Do you get pushback from people who use a more traditional artistic approach?
You know, I used to get a lot of it, and then Shooting War blew up, and then everyone just kind of shut the fuck up. I wish that there was something a little nicer about that. If there was some sea change, where people were like, “oh man, I dig what you’re doing,” that would be great. But the fact I had a book come out and my art was in Wired, now I’m somebody. I remember last month, you were talking shit about me.
I wish it was a little nice than that, but that’s unfortunately the truth. I don’t get a lot of pushback now, though.
What kind of comments did people make?
“You’re not really drawing.” Sure I am. If you look at what I put down, in terms of references and stuff, and the way I build pages—you can’t just sit somebody down in front of a computer with a pen tablet and say, “make something.” Of course I’m being creative. That’s just silly.
But, for some reason, comics is a very traditional and very backward looking medium. We love to be nostalgic. I’m kind of sick of it. I hate Jack Kirby. I’m so not into that stuff. I really love stuff like Mobius-I love graceful stuff. I’m not into fight scenes. I’m into a different kind of comics. It’s funny, being in Brazil, European comics and manga—people are way more enthusiastic about those than they are about the stuff that the whole community of people in New York are all about.
And I like that stuff too. I’m not saying that I think that Jack Kirby is worthless—I don’t. It’s just not my flavor. Because the material—if Kirby did his own version of Heartbreak Soup, I think that would be really cool. But he never did. All you see are these dummies punching each other in costume. It’s just not my thing.
But I’m way off-track. What were we talking about?

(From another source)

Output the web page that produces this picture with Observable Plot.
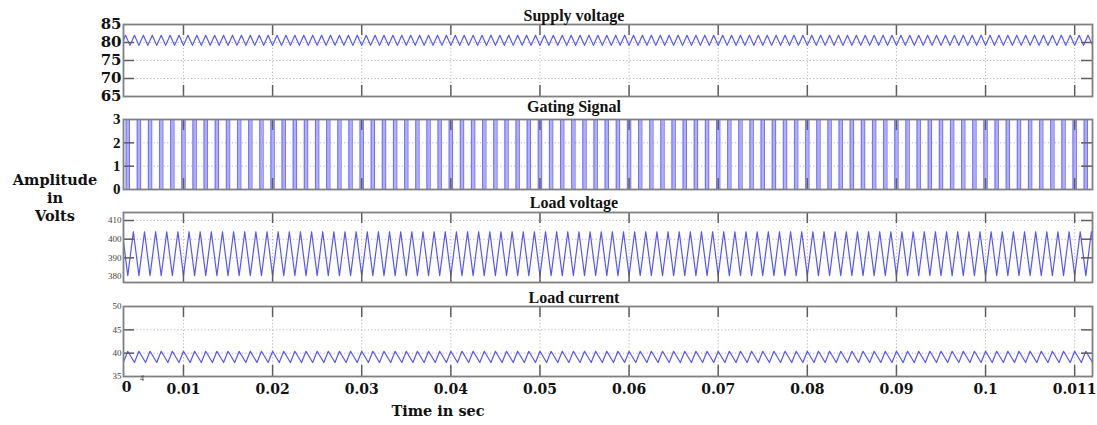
<!DOCTYPE html>
<html>
<head>
<meta charset="utf-8">
<script src="https://cdn.jsdelivr.net/npm/d3@7"></script>
<script src="https://cdn.jsdelivr.net/npm/@observablehq/plot@0.6"></script>
<style>
  body { margin: 0; background: #fff; overflow: hidden; }
  #chart { position: relative; width: 1097px; height: 425px; font-family: "Liberation Serif", "Times New Roman", serif; }
  .lbl { position: absolute; font-weight: bold; font-size: 16px; color: #111; white-space: nowrap; transform: translate(-50%, -50%); line-height: 1; }
  .wide { font-family: "DejaVu Serif", serif; font-size: 14.5px; }
  .small { font-size: 8px; font-weight: normal; color: #333; }
  .panel { position: absolute; left: 0; }
</style>
</head>
<body>
<div id="chart"></div>
<script>
// ---- time axis ----
const timeDomain = [0.00327, 0.112];
const xTicks = [0.01, 0.02, 0.03, 0.04, 0.05, 0.06, 0.07, 0.08, 0.09, 0.10, 0.11];
const xTickLabels = ["0.01", "0.02", "0.03", "0.04", "0.05", "0.06", "0.07", "0.08", "0.09", "0.1", "0.011"];
const originLabel = "0";
const xAxisTitle = "Time in sec";
const yAxisTitle = ["Amplitude", "in", "Volts"];
const panelTitles = ["Supply voltage", "Gating Signal", "Load voltage", "Load current"];

// ---- supply voltage ----
const supplyDomain = [65, 85];
const supplyTicks = [65, 70, 75, 80, 85];
const supplyGrid = [70, 75, 80];
const supplyPeriod = 0.001;                 // s
const supplyPhase = [0, 0.5];               // trough, crest (fraction of a period)
const supplyLevel = [79.2, 82.0];           // V

// ---- gating signal ----
const gatingDomain = [0, 3];
const gatingTicks = [0, 1, 2, 3];
const gatingGrid = [1, 2];
const gatingPeriod = 0.00125;               // s
const gatingLevels = [0, 3];                // off / on
const gatingOffFraction = 0.3;              // share of each period spent off

// ---- load voltage ----
const loadVDomain = [376.8, 414.3];
const loadVTicks = [380, 390, 400, 410];
const loadVGrid = [390, 400, 410];
const loadVPeriod = 0.00125;
const loadVPhase = [0, 0.5];
const loadVLevel = [380.5, 404.0];

// ---- load current ----
const loadIDomain = [35, 50];
const loadITicks = [35, 40, 45, 50];
const loadIGrid = [40, 45];
const loadIPeriod = 0.00125;
const loadIPhase = [0, 0.6];
const loadILevel = [40.4, 38.0];

// repeat one measured cycle over the visible time span
function repeatCycle(period, phases, levels) {
  const out = [];
  const k0 = Math.floor(timeDomain[0] / period) - 1;
  const k1 = Math.ceil(timeDomain[1] / period) + 1;
  for (let k = k0; k <= k1; k++) {
    phases.forEach((p, i) => out.push({t: (k + p) * period, v: levels[i]}));
  }
  return out;
}

function gatingPulses() {
  const out = [];
  const half = gatingOffFraction * gatingPeriod / 2;
  const k0 = Math.floor(timeDomain[0] / gatingPeriod) - 1;
  const k1 = Math.ceil(timeDomain[1] / gatingPeriod) + 1;
  for (let k = k0; k <= k1; k++) out.push({x1: k * gatingPeriod - half, x2: k * gatingPeriod + half});
  return out;
}
function gatingTrace(pulses) {
  const [lo, hi] = gatingLevels;
  return pulses.flatMap(p => [{t: p.x1, v: hi}, {t: p.x1, v: lo}, {t: p.x2, v: lo}, {t: p.x2, v: hi}]);
}

const W = 1097, ML = 123, MR = 5, FW = W - ML - MR;
const WAVE = "#5656ff";
const FRAME = "#808080";
const TICK = "#5e5e5e";
const GRID = "#b5b5b5";
const TICK_LEN = 11;
const WIDE_FONT = '"DejaVu Serif", serif';

function panel({frameTop, frameH, yDomain, yTicks, yGrid, labelStyle, marks, bottomAxis}) {
  const mt = 4, mb = bottomAxis ? 40 : 4;
  const axisLabels = Plot.axisY(yTicks, {
    anchor: "left", tickSize: 0, tickPadding: labelStyle.pad, label: null,
    fontSize: labelStyle.size, fontWeight: labelStyle.weight, fill: labelStyle.color,
    fontFamily: labelStyle.family
  });
  const m = [
    Plot.ruleX(xTicks, {stroke: GRID, strokeDasharray: "1.2,2.2", strokeWidth: 1}),
    Plot.ruleY(yGrid, {stroke: GRID, strokeDasharray: "1.2,2.2", strokeWidth: 1}),
    ...marks,
    Plot.ruleX(xTicks, {stroke: TICK, strokeWidth: 1.5, insetBottom: frameH - TICK_LEN}),
    Plot.ruleX(xTicks, {stroke: TICK, strokeWidth: 1.5, insetTop: frameH - TICK_LEN}),
    Plot.ruleY(yGrid, {stroke: TICK, strokeWidth: 1.5, insetRight: FW - TICK_LEN}),
    Plot.ruleY(yGrid, {stroke: TICK, strokeWidth: 1.5, insetLeft: FW - TICK_LEN}),
    Plot.frame({stroke: FRAME, strokeWidth: 1.8}),
    axisLabels
  ];
  if (bottomAxis) {
    m.push(Plot.axisX(xTicks, {
      anchor: "bottom", tickSize: 0, tickPadding: 8, label: null,
      tickFormat: d => xTickLabels[xTicks.indexOf(d)],
      fontSize: 14, fontWeight: "bold", fill: "#111", fontFamily: WIDE_FONT
    }));
    m.push(Plot.text([originLabel], {
      x: () => timeDomain[0], frameAnchor: "bottom", dx: 3, dy: 15,
      text: d => d, fontSize: 14, fontWeight: "bold", fill: "#111", fontFamily: WIDE_FONT
    }));
  }
  const svg = Plot.plot({
    width: W, height: frameH + mt + mb,
    marginLeft: ML, marginRight: MR, marginTop: mt, marginBottom: mb,
    x: {domain: timeDomain, axis: null},
    y: {domain: yDomain, axis: null},
    style: {fontFamily: '"Liberation Serif", "Times New Roman", serif', background: "transparent", overflow: "visible"},
    marks: m
  });
  svg.classList.add("panel");
  svg.style.top = (frameTop - mt) + "px";
  return svg;
}

const chart = document.getElementById("chart");
const wideBold = {size: 15, weight: "bold", color: "#111", pad: 2, family: WIDE_FONT};
const bold = {size: 15, weight: "bold", color: "#111", pad: 3};
const small = {size: 9, weight: "normal", color: "#444", pad: 2};

const pulses = gatingPulses();

chart.append(
  panel({
    frameTop: 24, frameH: 72, yDomain: supplyDomain, yTicks: supplyTicks, yGrid: supplyGrid, labelStyle: wideBold,
    marks: [Plot.line(repeatCycle(supplyPeriod, supplyPhase, supplyLevel), {x: "t", y: "v", stroke: WAVE, strokeWidth: 1.2, clip: true})]
  }),
  panel({
    frameTop: 119, frameH: 70, yDomain: gatingDomain, yTicks: gatingTicks, yGrid: gatingGrid, labelStyle: bold,
    marks: [
      Plot.rect(pulses, {x1: "x1", x2: "x2", y1: gatingLevels[0], y2: gatingLevels[1], fill: "#b0b0ff", clip: true}),
      Plot.line(gatingTrace(pulses), {x: "t", y: "v", stroke: "#7474ff", strokeWidth: 1.1, clip: true})
    ]
  }),
  panel({
    frameTop: 212, frameH: 70, yDomain: loadVDomain, yTicks: loadVTicks, yGrid: loadVGrid, labelStyle: small,
    marks: [Plot.line(repeatCycle(loadVPeriod, loadVPhase, loadVLevel), {x: "t", y: "v", stroke: WAVE, strokeWidth: 1.2, clip: true})]
  }),
  panel({
    frameTop: 306, frameH: 70, yDomain: loadIDomain, yTicks: loadITicks, yGrid: loadIGrid, labelStyle: small,
    marks: [Plot.line(repeatCycle(loadIPeriod, loadIPhase, loadILevel), {x: "t", y: "v", stroke: WAVE, strokeWidth: 1.2, clip: true})],
    bottomAxis: true
  })
);

// titles and axis captions
function label(text, x, y, cls = "lbl") {
  const d = document.createElement("div");
  d.className = cls;
  d.textContent = text;
  d.style.left = x + "px";
  d.style.top = y + "px";
  chart.append(d);
}
const titleY = [16, 107, 203, 298];
panelTitles.forEach((t, i) => label(t, 574, titleY[i]));
yAxisTitle.forEach((t, i) => label(t, 55, 180 + i * 18, "lbl wide"));
label(xAxisTitle, 438, 411, "lbl wide");
label("4", 142, 379, "lbl small");
</script>
</body>
</html>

Well, it’s interesting—we started by talking about the tools, and then you started discussing content. How linked are those two things? Do you think that, if you were drawing in a more traditional method that you would be drawing more traditional content?
I think it’s the other way around—you know what, I don’t think that’s even true. I think that, if you’re going to work in a superhero system—let’s be nice and call it “mainstream comics”—I think it benefits you more to work traditionally, just in terms of getting work and having less pushback. But I think the fact that I’m working with the stories that I have been telling over the last couple of years, it’s easier to get a pass with it.
I always felt like Grendel, rather than Beowulf in this business—outside the hall [laughs], lurking around and just sort of doing my thing.